Technological health solutions at the Mobile World Congress: our conclusions
02/03/2016 ·
We at the Institut de la Màcula are always watching out for technological advances that we can apply. There are three main reasons for this: to remain at the cutting edge of research in our specialties; to improve the treatments we give to our patients; and to provide patients with tools that improve their state of health and make them feel better. This prompts us to explore and experiment with new technologies. The Mobile World Congress, held last week in Barcelona, brought to our door new technological solutions in the area of mobile health applications.

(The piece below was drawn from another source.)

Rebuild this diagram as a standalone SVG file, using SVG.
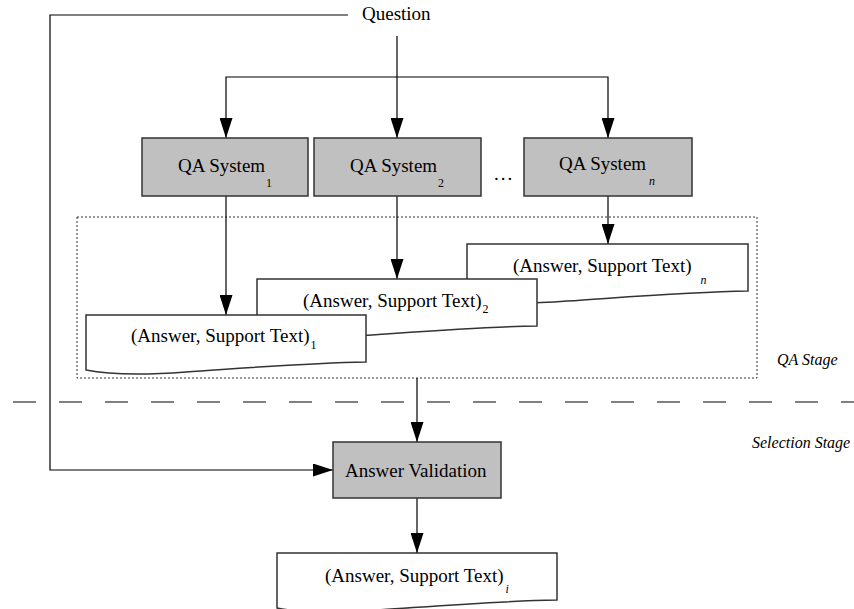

With regard to smartphone apps it is clear to us that:
- We doctors must grow accustomed to the fact that patients like to use these devices. They are on the market and they are useful: we carry them in our pockets. Accordingly, it seems necessary for practitioners to acquire knowledge about them. This will allow them to recommend the ones that have been tested and have demonstrated their reliability. We at the Institut add our voice to those who demand that health apps carry some form of accreditation with regard to their effectiveness and believe that they should be assessed in a similar way to medicines.
- A smartphone can be a highly valuable tool that provides information on patients’ habits if they wish. These patients should be aware of this, and also doctors, who need to start to make use of the data collected by the devices that serve each person almost spontaneously. These parameters and the practitioner’s knowledge provide quite an accurate idea of the person’s state of health, allow him/her to be monitored and even encouraged to achieve aims related to health and lifestyle —weight watching, physical activity etc.
- We should recognise the value of the information collected both by smartphones and the apps they have installed —of the sports coaching, health and active lifestyle type- and protect them from spurious uses. This information may be highly sensitive and the user should be aware of where and when it is going and what is done with it.
Technological innovation and medical research are very valuable strategic allies to continue advancing with efficiency and rigour. They also continue the quest for therapeutic responses tailored to the challenges created by diseases that today are considered incurable.